### Objective
Starting at the first line of the data, please print exactly those lines through the one that holds "const diamTicks = [395, 400, 405, 410, 415, 420, 425];", omitting every picture.
:: Information supplied ::
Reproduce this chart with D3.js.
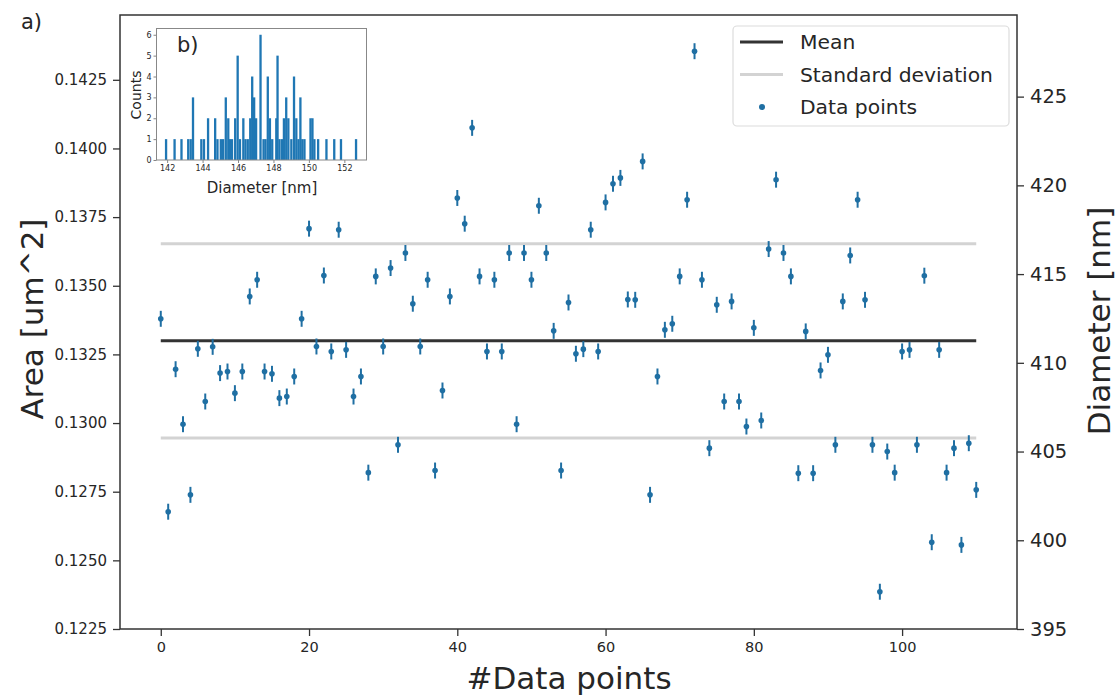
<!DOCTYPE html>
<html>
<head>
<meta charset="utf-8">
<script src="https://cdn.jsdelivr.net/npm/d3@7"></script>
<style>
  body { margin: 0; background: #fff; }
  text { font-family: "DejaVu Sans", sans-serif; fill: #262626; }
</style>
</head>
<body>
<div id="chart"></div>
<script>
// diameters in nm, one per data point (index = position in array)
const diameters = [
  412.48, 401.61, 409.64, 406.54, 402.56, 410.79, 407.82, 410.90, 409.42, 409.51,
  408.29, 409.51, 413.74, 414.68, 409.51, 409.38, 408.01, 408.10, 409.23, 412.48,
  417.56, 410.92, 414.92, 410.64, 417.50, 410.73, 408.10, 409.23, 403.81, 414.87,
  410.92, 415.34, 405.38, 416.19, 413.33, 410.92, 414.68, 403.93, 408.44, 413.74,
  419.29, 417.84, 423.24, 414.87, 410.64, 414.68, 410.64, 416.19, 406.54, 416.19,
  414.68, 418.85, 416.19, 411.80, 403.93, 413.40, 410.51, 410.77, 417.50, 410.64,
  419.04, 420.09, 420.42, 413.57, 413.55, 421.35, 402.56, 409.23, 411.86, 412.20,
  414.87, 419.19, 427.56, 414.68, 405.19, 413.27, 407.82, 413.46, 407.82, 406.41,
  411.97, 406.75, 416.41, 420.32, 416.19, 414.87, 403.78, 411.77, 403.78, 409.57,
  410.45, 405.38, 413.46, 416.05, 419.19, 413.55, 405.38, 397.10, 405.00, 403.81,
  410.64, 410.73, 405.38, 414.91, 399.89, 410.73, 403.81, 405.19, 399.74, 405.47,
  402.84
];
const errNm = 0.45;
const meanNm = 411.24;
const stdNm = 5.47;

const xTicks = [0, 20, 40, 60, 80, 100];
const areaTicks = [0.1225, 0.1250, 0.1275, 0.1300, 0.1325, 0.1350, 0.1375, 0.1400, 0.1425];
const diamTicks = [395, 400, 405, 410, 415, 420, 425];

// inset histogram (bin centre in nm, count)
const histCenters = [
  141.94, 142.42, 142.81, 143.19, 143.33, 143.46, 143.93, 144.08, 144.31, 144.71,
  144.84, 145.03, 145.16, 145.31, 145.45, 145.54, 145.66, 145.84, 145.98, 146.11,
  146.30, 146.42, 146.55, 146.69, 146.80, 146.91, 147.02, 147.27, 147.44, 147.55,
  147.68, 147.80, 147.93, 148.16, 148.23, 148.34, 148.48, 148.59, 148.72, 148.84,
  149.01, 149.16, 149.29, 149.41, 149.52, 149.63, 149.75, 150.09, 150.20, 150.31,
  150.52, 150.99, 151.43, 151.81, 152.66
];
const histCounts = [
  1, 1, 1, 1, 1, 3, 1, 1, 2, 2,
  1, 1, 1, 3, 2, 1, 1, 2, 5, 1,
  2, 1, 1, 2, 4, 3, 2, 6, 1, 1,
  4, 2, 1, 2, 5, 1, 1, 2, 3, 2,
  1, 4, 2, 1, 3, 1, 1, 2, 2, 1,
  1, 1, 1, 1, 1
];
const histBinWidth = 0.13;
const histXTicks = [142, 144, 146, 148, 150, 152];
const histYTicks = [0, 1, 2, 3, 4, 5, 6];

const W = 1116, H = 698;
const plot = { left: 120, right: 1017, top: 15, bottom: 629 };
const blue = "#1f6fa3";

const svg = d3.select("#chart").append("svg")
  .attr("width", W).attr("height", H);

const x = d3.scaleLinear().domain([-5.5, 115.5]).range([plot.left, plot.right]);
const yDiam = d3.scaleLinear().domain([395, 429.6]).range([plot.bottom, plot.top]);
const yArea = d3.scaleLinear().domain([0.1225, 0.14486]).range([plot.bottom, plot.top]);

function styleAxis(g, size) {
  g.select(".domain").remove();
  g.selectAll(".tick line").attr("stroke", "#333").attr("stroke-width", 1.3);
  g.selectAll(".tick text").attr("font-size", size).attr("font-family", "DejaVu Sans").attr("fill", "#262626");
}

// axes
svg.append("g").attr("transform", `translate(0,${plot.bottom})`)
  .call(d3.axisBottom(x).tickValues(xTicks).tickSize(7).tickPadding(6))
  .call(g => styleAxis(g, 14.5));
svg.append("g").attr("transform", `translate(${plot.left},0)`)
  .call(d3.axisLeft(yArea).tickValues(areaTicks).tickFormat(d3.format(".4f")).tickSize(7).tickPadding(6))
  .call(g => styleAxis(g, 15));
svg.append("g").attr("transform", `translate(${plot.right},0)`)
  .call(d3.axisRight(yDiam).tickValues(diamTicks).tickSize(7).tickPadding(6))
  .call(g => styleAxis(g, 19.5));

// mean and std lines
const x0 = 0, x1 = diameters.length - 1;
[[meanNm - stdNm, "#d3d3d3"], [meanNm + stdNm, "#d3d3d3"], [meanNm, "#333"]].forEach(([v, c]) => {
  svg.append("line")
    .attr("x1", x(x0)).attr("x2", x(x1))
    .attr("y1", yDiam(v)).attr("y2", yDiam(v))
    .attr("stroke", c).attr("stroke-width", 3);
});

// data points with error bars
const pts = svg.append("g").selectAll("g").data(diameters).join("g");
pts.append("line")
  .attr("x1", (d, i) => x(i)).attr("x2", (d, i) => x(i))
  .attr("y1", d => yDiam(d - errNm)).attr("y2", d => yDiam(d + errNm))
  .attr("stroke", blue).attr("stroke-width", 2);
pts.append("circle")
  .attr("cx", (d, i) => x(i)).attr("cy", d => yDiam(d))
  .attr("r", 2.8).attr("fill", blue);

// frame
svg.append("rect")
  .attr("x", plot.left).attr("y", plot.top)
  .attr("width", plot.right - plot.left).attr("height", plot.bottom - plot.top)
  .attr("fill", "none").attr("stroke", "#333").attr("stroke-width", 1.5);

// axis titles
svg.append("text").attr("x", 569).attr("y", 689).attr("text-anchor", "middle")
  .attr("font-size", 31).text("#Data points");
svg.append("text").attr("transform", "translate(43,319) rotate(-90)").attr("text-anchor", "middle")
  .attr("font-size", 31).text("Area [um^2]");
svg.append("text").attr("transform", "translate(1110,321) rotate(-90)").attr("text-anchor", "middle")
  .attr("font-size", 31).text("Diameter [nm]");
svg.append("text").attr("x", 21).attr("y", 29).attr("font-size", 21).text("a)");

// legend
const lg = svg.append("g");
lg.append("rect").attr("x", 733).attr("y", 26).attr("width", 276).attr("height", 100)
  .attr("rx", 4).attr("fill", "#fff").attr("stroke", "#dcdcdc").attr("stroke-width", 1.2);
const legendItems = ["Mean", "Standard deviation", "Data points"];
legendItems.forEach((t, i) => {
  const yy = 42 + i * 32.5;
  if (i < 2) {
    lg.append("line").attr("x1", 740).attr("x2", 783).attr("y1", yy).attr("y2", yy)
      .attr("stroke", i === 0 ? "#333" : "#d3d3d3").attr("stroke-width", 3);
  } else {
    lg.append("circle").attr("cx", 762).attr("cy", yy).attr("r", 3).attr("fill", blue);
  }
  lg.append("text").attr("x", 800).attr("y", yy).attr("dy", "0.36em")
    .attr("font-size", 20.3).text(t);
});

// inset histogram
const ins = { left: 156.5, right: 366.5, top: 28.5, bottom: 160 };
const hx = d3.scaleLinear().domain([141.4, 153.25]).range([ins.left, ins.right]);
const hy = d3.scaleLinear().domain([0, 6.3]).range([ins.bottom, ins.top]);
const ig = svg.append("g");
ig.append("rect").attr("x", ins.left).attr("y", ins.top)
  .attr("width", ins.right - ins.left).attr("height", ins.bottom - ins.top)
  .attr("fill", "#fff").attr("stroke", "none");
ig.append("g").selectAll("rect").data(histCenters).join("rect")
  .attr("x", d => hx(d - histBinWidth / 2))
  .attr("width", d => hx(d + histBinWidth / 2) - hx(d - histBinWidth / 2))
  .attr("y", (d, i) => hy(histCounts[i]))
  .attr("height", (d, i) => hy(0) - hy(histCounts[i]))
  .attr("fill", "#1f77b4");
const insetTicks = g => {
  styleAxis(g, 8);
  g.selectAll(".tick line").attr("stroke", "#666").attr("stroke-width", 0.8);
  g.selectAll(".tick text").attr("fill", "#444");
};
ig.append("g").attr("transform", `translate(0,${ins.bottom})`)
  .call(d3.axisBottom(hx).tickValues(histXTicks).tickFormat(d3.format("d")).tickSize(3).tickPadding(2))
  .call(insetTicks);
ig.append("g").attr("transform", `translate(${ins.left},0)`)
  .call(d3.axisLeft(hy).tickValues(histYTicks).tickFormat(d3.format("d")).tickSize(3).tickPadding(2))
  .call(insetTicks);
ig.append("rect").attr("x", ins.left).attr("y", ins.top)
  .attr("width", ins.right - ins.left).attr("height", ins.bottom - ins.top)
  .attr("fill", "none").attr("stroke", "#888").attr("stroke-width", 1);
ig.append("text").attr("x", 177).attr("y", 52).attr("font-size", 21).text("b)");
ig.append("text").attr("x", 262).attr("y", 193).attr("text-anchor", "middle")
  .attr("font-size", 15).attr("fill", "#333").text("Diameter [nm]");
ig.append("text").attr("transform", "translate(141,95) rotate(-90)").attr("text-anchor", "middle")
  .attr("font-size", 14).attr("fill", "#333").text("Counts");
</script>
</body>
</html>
:::
### Output
Reproduce this chart with D3.js.
<!DOCTYPE html>
<html>
<head>
<meta charset="utf-8">
<script src="https://cdn.jsdelivr.net/npm/d3@7"></script>
<style>
  body { margin: 0; background: #fff; }
  text { font-family: "DejaVu Sans", sans-serif; fill: #262626; }
</style>
</head>
<body>
<div id="chart"></div>
<script>
// diameters in nm, one per data point (index = position in array)
const diameters = [
  412.48, 401.61, 409.64, 406.54, 402.56, 410.79, 407.82, 410.90, 409.42, 409.51,
  408.29, 409.51, 413.74, 414.68, 409.51, 409.38, 408.01, 408.10, 409.23, 412.48,
  417.56, 410.92, 414.92, 410.64, 417.50, 410.73, 408.10, 409.23, 403.81, 414.87,
  410.92, 415.34, 405.38, 416.19, 413.33, 410.92, 414.68, 403.93, 408.44, 413.74,
  419.29, 417.84, 423.24, 414.87, 410.64, 414.68, 410.64, 416.19, 406.54, 416.19,
  414.68, 418.85, 416.19, 411.80, 403.93, 413.40, 410.51, 410.77, 417.50, 410.64,
  419.04, 420.09, 420.42, 413.57, 413.55, 421.35, 402.56, 409.23, 411.86, 412.20,
  414.87, 419.19, 427.56, 414.68, 405.19, 413.27, 407.82, 413.46, 407.82, 406.41,
  411.97, 406.75, 416.41, 420.32, 416.19, 414.87, 403.78, 411.77, 403.78, 409.57,
  410.45, 405.38, 413.46, 416.05, 419.19, 413.55, 405.38, 397.10, 405.00, 403.81,
  410.64, 410.73, 405.38, 414.91, 399.89, 410.73, 403.81, 405.19, 399.74, 405.47,
  402.84
];
const errNm = 0.45;
const meanNm = 411.24;
const stdNm = 5.47;

const xTicks = [0, 20, 40, 60, 80, 100];
const areaTicks = [0.1225, 0.1250, 0.1275, 0.1300, 0.1325, 0.1350, 0.1375, 0.1400, 0.1425];
const diamTicks = [395, 400, 405, 410, 415, 420, 425];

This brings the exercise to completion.